## Material
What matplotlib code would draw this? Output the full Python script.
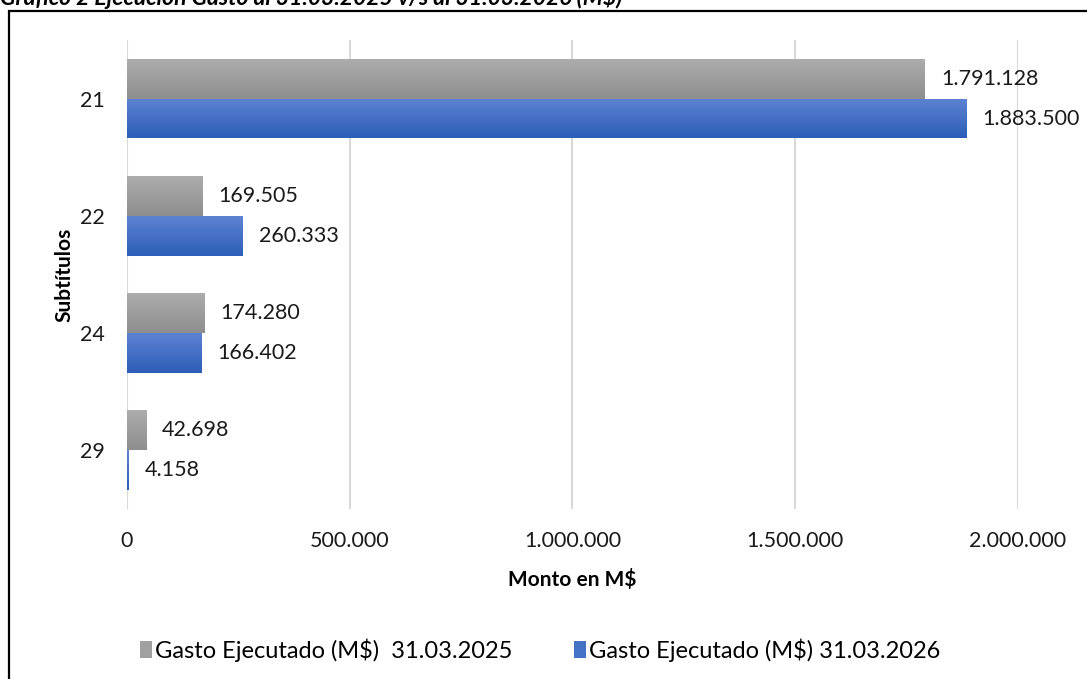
import matplotlib
matplotlib.use("Agg")
import matplotlib.pyplot as plt
import numpy as np
from matplotlib.colors import LinearSegmentedColormap
from matplotlib.patches import Rectangle

plt.rcParams['font.family'] = ['Lato', 'DejaVu Sans']

# datos
subtitulos = ['21', '22', '24', '29']
gasto_2025 = [1791128, 169505, 174280, 42698]
gasto_2026 = [1883500, 260333, 166402, 4158]
serie_2025 = 'Gasto Ejecutado (M$)  31.03.2025'
serie_2026 = 'Gasto Ejecutado (M$) 31.03.2026'
x_ticks = [0, 500000, 1000000, 1500000, 2000000]
titulo = 'Gráfico 2 Ejecución Gasto al 31.03.2025 v/s al 31.03.2026 (M$)'


def miles(v):
    return f"{v:,}".replace(",", ".")


fig = plt.figure(figsize=(10.87, 6.79), dpi=100)
ax = fig.add_axes([0.1168, 0.2504, 0.8197, 0.6907])

n = len(subtitulos)
pos = np.arange(n)[::-1]  # 21 arriba
h = 0.34

gris = LinearSegmentedColormap.from_list('gris', ['#acacac', '#8e8e8e'])
azul = LinearSegmentedColormap.from_list('azul', ['#5d82d2', '#2d5eb8'])
grad = np.linspace(0, 1, 64).reshape(-1, 1)

b1 = ax.barh(pos + h / 2, gasto_2025, height=h, color='#a0a0a0', zorder=2)
b2 = ax.barh(pos - h / 2, gasto_2026, height=h, color='#4472c4', zorder=2)

# degradado vertical en cada barra, estilo Excel
for bars, cmap in ((b1, gris), (b2, azul)):
    for p in bars:
        x0, y0 = p.get_x(), p.get_y()
        im = ax.imshow(grad, cmap=cmap, aspect='auto', origin='upper',
                       extent=(x0, x0 + p.get_width(), y0, y0 + p.get_height()),
                       zorder=2.5)
        im.set_clip_path(p)

for bars, vals in ((b1, gasto_2025), (b2, gasto_2026)):
    for p, v in zip(bars, vals):
        ax.annotate(miles(v), (p.get_width(), p.get_y() + p.get_height() / 2),
                    xytext=(11.5, 0), textcoords='offset points',
                    ha='left', va='center', fontsize=15.5, color='#1a1a1a')

ax.set_xlim(0, 2000000)
ax.set_ylim(-0.5, n - 0.5)
ax.set_xticks(x_ticks)
ax.set_xticklabels([miles(t) for t in x_ticks], fontsize=15.5)
ax.set_yticks(pos)
ax.set_yticklabels(subtitulos, fontsize=15.5)
ax.tick_params(length=0, pad=16, colors='#1a1a1a')
ax.tick_params(axis='x', pad=16)
ax.grid(axis='x', color='#d9d9d9', linewidth=1.5, zorder=0)
ax.set_axisbelow(True)
for s in ax.spines.values():
    s.set_visible(False)

ax.set_xlabel('Monto en M$', fontsize=15, fontweight='bold', labelpad=13)
ax.set_ylabel('Subtítulos', fontsize=15, fontweight='bold', labelpad=4)

fig.legend([b1, b2], [serie_2025, serie_2026], loc='center',
           bbox_to_anchor=(0.497, 0.043), ncol=2, frameon=False,
           fontsize=17, handlelength=0.5, handleheight=0.7,
           handletextpad=0.15, columnspacing=2.6)

# marco del gráfico
fig.add_artist(Rectangle((9 / 1087, -0.05), 1.2, 1 - 11 / 679 + 0.05,
                         transform=fig.transFigure, fill=False,
                         edgecolor='black', linewidth=1.6, clip_on=False))

fig.text(0.0, 1 - 5 / 679, titulo, ha='left', va='baseline', fontsize=16.5,
         fontweight='bold', fontstyle='italic')

fig.savefig('out.png', dpi=100)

## Your task
Restate the full listing verbatim and drop every picture.

## Answer to this task
What matplotlib code would draw this? Output the full Python script.
import matplotlib
matplotlib.use("Agg")
import matplotlib.pyplot as plt
import numpy as np
from matplotlib.colors import LinearSegmentedColormap
from matplotlib.patches import Rectangle

plt.rcParams['font.family'] = ['Lato', 'DejaVu Sans']

# datos
subtitulos = ['21', '22', '24', '29']
gasto_2025 = [1791128, 169505, 174280, 42698]
gasto_2026 = [1883500, 260333, 166402, 4158]
serie_2025 = 'Gasto Ejecutado (M$)  31.03.2025'
serie_2026 = 'Gasto Ejecutado (M$) 31.03.2026'
x_ticks = [0, 500000, 1000000, 1500000, 2000000]
titulo = 'Gráfico 2 Ejecución Gasto al 31.03.2025 v/s al 31.03.2026 (M$)'


def miles(v):
    return f"{v:,}".replace(",", ".")


fig = plt.figure(figsize=(10.87, 6.79), dpi=100)
ax = fig.add_axes([0.1168, 0.2504, 0.8197, 0.6907])

n = len(subtitulos)
pos = np.arange(n)[::-1]  # 21 arriba
h = 0.34

gris = LinearSegmentedColormap.from_list('gris', ['#acacac', '#8e8e8e'])
azul = LinearSegmentedColormap.from_list('azul', ['#5d82d2', '#2d5eb8'])
grad = np.linspace(0, 1, 64).reshape(-1, 1)

b1 = ax.barh(pos + h / 2, gasto_2025, height=h, color='#a0a0a0', zorder=2)
b2 = ax.barh(pos - h / 2, gasto_2026, height=h, color='#4472c4', zorder=2)

# degradado vertical en cada barra, estilo Excel
for bars, cmap in ((b1, gris), (b2, azul)):
    for p in bars:
        x0, y0 = p.get_x(), p.get_y()
        im = ax.imshow(grad, cmap=cmap, aspect='auto', origin='upper',
                       extent=(x0, x0 + p.get_width(), y0, y0 + p.get_height()),
                       zorder=2.5)
        im.set_clip_path(p)

for bars, vals in ((b1, gasto_2025), (b2, gasto_2026)):
    for p, v in zip(bars, vals):
        ax.annotate(miles(v), (p.get_width(), p.get_y() + p.get_height() / 2),
                    xytext=(11.5, 0), textcoords='offset points',
                    ha='left', va='center', fontsize=15.5, color='#1a1a1a')

ax.set_xlim(0, 2000000)
ax.set_ylim(-0.5, n - 0.5)
ax.set_xticks(x_ticks)
ax.set_xticklabels([miles(t) for t in x_ticks], fontsize=15.5)
ax.set_yticks(pos)
ax.set_yticklabels(subtitulos, fontsize=15.5)
ax.tick_params(length=0, pad=16, colors='#1a1a1a')
ax.tick_params(axis='x', pad=16)
ax.grid(axis='x', color='#d9d9d9', linewidth=1.5, zorder=0)
ax.set_axisbelow(True)
for s in ax.spines.values():
    s.set_visible(False)

ax.set_xlabel('Monto en M$', fontsize=15, fontweight='bold', labelpad=13)
ax.set_ylabel('Subtítulos', fontsize=15, fontweight='bold', labelpad=4)

fig.legend([b1, b2], [serie_2025, serie_2026], loc='center',
           bbox_to_anchor=(0.497, 0.043), ncol=2, frameon=False,
           fontsize=17, handlelength=0.5, handleheight=0.7,
           handletextpad=0.15, columnspacing=2.6)

# marco del gráfico
fig.add_artist(Rectangle((9 / 1087, -0.05), 1.2, 1 - 11 / 679 + 0.05,
                         transform=fig.transFigure, fill=False,
                         edgecolor='black', linewidth=1.6, clip_on=False))

fig.text(0.0, 1 - 5 / 679, titulo, ha='left', va='baseline', fontsize=16.5,
         fontweight='bold', fontstyle='italic')

fig.savefig('out.png', dpi=100)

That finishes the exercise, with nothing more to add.